- **Task objective**:
Reproduce the records that follow in full, excluding any picture they contain.

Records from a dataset
——————

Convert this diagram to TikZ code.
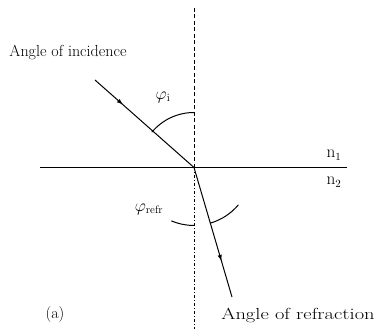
\documentclass[tikz,border=0pt]{standalone}
\usetikzlibrary{decorations.markings}
\begin{document}
\begin{tikzpicture}[x=1pt,y=1pt,
  ray/.style={line width=1pt, postaction={decorate},
    decoration={markings, mark=at position #1 with {\arrow{latex}}}},
  lbl/.style={inner sep=0pt, font=\fontsize{16}{18}\selectfont},
  ang/.style={line width=1pt}]
\useasboundingbox (0,0) rectangle (381,329);
\coordinate (O) at (194,161.5);
\coordinate (vt) at (194,321);
\coordinate (vb) at (194,0);
\coordinate (hl) at (40,161.5);
\coordinate (hr) at (347,161.5);
\coordinate (inc) at (95,249);
\coordinate (ref) at (232,32);
% normal
\draw[line width=0.9pt, dash pattern=on 4pt off 2.5pt] (vt) -- (O);
\draw[line width=0.9pt, dash pattern=on 3pt off 2pt on 1pt off 2pt] (O) -- (vb);
% interface
\draw[line width=1.3pt] (hl) -- (hr);
% rays
\draw[ray=0.28] (inc) -- (O);
\draw[ray=0.72] (O) -- (ref);
% angle arcs
\draw[ang] ([shift={(90:55)}]O) arc[start angle=90, end angle=140, radius=55];
\draw[ang] ([shift={(-113:58)}]O) arc[start angle=-113, end angle=-90, radius=58];
\draw[ang] ([shift={(-74:58)}]O) arc[start angle=-74, end angle=-40, radius=58];
% labels
\node[lbl] (tinc) at (68,277) {Angle of incidence};
\node[lbl] (tref) at (298,14) {\scalebox{1.28}[1]{Angle of refraction}};
\node[lbl] (phii) at (163,232) {$\varphi_{\mathrm{i}}$};
\node[lbl] (phir) at (149,120) {$\varphi_{\mathrm{refr}}$};
\node[lbl] (n1) at (334,174) {$\mathrm{n}_1$};
\node[lbl] (n2) at (334,147) {$\mathrm{n}_2$};
\node[lbl] (a) at (55,14) {(a)};
\end{tikzpicture}
\end{document}
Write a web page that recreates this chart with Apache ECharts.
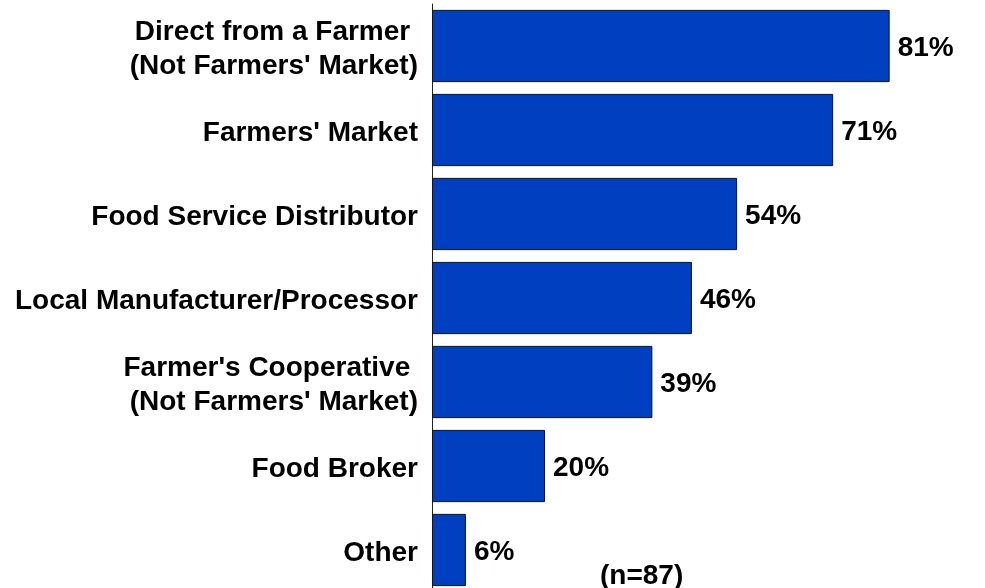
<!DOCTYPE html>
<html>
<head>
<meta charset="utf-8">
<script src="https://cdn.jsdelivr.net/npm/echarts@6/dist/echarts.min.js"></script>
<style>
  html, body { margin: 0; padding: 0; background: #fff; }
  #chart { width: 985px; height: 588px; }
</style>
</head>
<body>
<div id="chart"></div>
<script>
// Purchasing channels, listed top to bottom
const categories = [
  "Direct from a Farmer \n(Not Farmers' Market)",
  "Farmers' Market",
  "Food Service Distributor",
  "Local Manufacturer/Processor",
  "Farmer's Cooperative \n(Not Farmers' Market)",
  "Food Broker",
  "Other"
];
// Share of respondents (%)
const shares = [81, 71, 54, 46, 39, 20, 6];
const sampleNote = "(n=87)";

const chart = echarts.init(document.getElementById('chart'));
const font = "'Liberation Sans', Arial, sans-serif";

chart.setOption({
  animation: false,
  grid: {
    left: 432, top: 4, width: 565, height: 588,
    outerBoundsMode: 'none',
    containLabel: false
  },
  xAxis: {
    type: 'value',
    min: 0,
    max: 100,
    show: false
  },
  yAxis: {
    type: 'category',
    inverse: true,
    data: categories,
    axisLine: { show: true, lineStyle: { color: '#222', width: 1 } },
    axisTick: { show: false },
    axisLabel: {
      margin: 14,
      align: 'right',
      // each line is wrapped in a rich token so the block sits a little lower
      formatter: (v) => v.split('\n').map((s) => '{t|' + s + '}').join('\n') + '\n{pad|}',
      rich: {
        t: {
          color: '#000',
          fontFamily: font,
          fontWeight: 'bold',
          fontSize: 28,
          lineHeight: 34,
          align: 'right'
        },
        pad: { height: 0, lineHeight: 0, fontSize: 1 }
      },
      padding: [6, 0, 0, 0]
    }
  },
  series: [{
    type: 'bar',
    data: shares,
    barCategoryGap: '14%',
    itemStyle: { color: '#0040C0', borderColor: '#111', borderWidth: 1 },
    label: {
      show: true,
      position: 'right',
      distance: 8,
      offset: [0, 2],
      formatter: '{c}%',
      color: '#000',
      fontFamily: font,
      fontWeight: 'bold',
      fontSize: 28
    }
  }],
  graphic: [{
    type: 'text',
    x: 600,
    y: 576,
    style: {
      text: sampleNote,
      fill: '#000',
      font: 'bold 28px ' + font,
      verticalAlign: 'middle'
    }
  }]
});
</script>
</body>
</html>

——————

- **Solution for this task**:
Convert this diagram to TikZ code.
\documentclass[tikz,border=0pt]{standalone}
\usetikzlibrary{decorations.markings}
\begin{document}
\begin{tikzpicture}[x=1pt,y=1pt,
  ray/.style={line width=1pt, postaction={decorate},
    decoration={markings, mark=at position #1 with {\arrow{latex}}}},
  lbl/.style={inner sep=0pt, font=\fontsize{16}{18}\selectfont},
  ang/.style={line width=1pt}]
\useasboundingbox (0,0) rectangle (381,329);
\coordinate (O) at (194,161.5);
\coordinate (vt) at (194,321);
\coordinate (vb) at (194,0);
\coordinate (hl) at (40,161.5);
\coordinate (hr) at (347,161.5);
\coordinate (inc) at (95,249);
\coordinate (ref) at (232,32);
% normal
\draw[line width=0.9pt, dash pattern=on 4pt off 2.5pt] (vt) -- (O);
\draw[line width=0.9pt, dash pattern=on 3pt off 2pt on 1pt off 2pt] (O) -- (vb);
% interface
\draw[line width=1.3pt] (hl) -- (hr);
% rays
\draw[ray=0.28] (inc) -- (O);
\draw[ray=0.72] (O) -- (ref);
% angle arcs
\draw[ang] ([shift={(90:55)}]O) arc[start angle=90, end angle=140, radius=55];
\draw[ang] ([shift={(-113:58)}]O) arc[start angle=-113, end angle=-90, radius=58];
\draw[ang] ([shift={(-74:58)}]O) arc[start angle=-74, end angle=-40, radius=58];
% labels
\node[lbl] (tinc) at (68,277) {Angle of incidence};
\node[lbl] (tref) at (298,14) {\scalebox{1.28}[1]{Angle of refraction}};
\node[lbl] (phii) at (163,232) {$\varphi_{\mathrm{i}}$};
\node[lbl] (phir) at (149,120) {$\varphi_{\mathrm{refr}}$};
\node[lbl] (n1) at (334,174) {$\mathrm{n}_1$};
\node[lbl] (n2) at (334,147) {$\mathrm{n}_2$};
\node[lbl] (a) at (55,14) {(a)};
\end{tikzpicture}
\end{document}
Write a web page that recreates this chart with Apache ECharts.
<!DOCTYPE html>
<html>
<head>
<meta charset="utf-8">
<script src="https://cdn.jsdelivr.net/npm/echarts@6/dist/echarts.min.js"></script>
<style>
  html, body { margin: 0; padding: 0; background: #fff; }
  #chart { width: 985px; height: 588px; }
</style>
</head>
<body>
<div id="chart"></div>
<script>
// Purchasing channels, listed top to bottom
const categories = [
  "Direct from a Farmer \n(Not Farmers' Market)",
  "Farmers' Market",
  "Food Service Distributor",
  "Local Manufacturer/Processor",
  "Farmer's Cooperative \n(Not Farmers' Market)",
  "Food Broker",
  "Other"
];
// Share of respondents (%)
const shares = [81, 71, 54, 46, 39, 20, 6];
const sampleNote = "(n=87)";

const chart = echarts.init(document.getElementById('chart'));
const font = "'Liberation Sans', Arial, sans-serif";

chart.setOption({
  animation: false,
  grid: {
    left: 432, top: 4, width: 565, height: 588,
    outerBoundsMode: 'none',
    containLabel: false
  },
  xAxis: {
    type: 'value',
    min: 0,
    max: 100,
    show: false
  },
  yAxis: {
    type: 'category',
    inverse: true,
    data: categories,
    axisLine: { show: true, lineStyle: { color: '#222', width: 1 } },
    axisTick: { show: false },
    axisLabel: {
      margin: 14,
      align: 'right',
      // each line is wrapped in a rich token so the block sits a little lower
      formatter: (v) => v.split('\n').map((s) => '{t|' + s + '}').join('\n') + '\n{pad|}',
      rich: {
        t: {
          color: '#000',
          fontFamily: font,
          fontWeight: 'bold',
          fontSize: 28,
          lineHeight: 34,
          align: 'right'
        },
        pad: { height: 0, lineHeight: 0, fontSize: 1 }
      },
      padding: [6, 0, 0, 0]
    }
  },
  series: [{
    type: 'bar',
    data: shares,
    barCategoryGap: '14%',
    itemStyle: { color: '#0040C0', borderColor: '#111', borderWidth: 1 },
    label: {
      show: true,
      position: 'right',
      distance: 8,
      offset: [0, 2],
      formatter: '{c}%',
      color: '#000',
      fontFamily: font,
      fontWeight: 'bold',
      fontSize: 28
    }
  }],
  graphic: [{
    type: 'text',
    x: 600,
    y: 576,
    style: {
      text: sampleNote,
      fill: '#000',
      font: 'bold 28px ' + font,
      verticalAlign: 'middle'
    }
  }]
});
</script>
</body>
</html>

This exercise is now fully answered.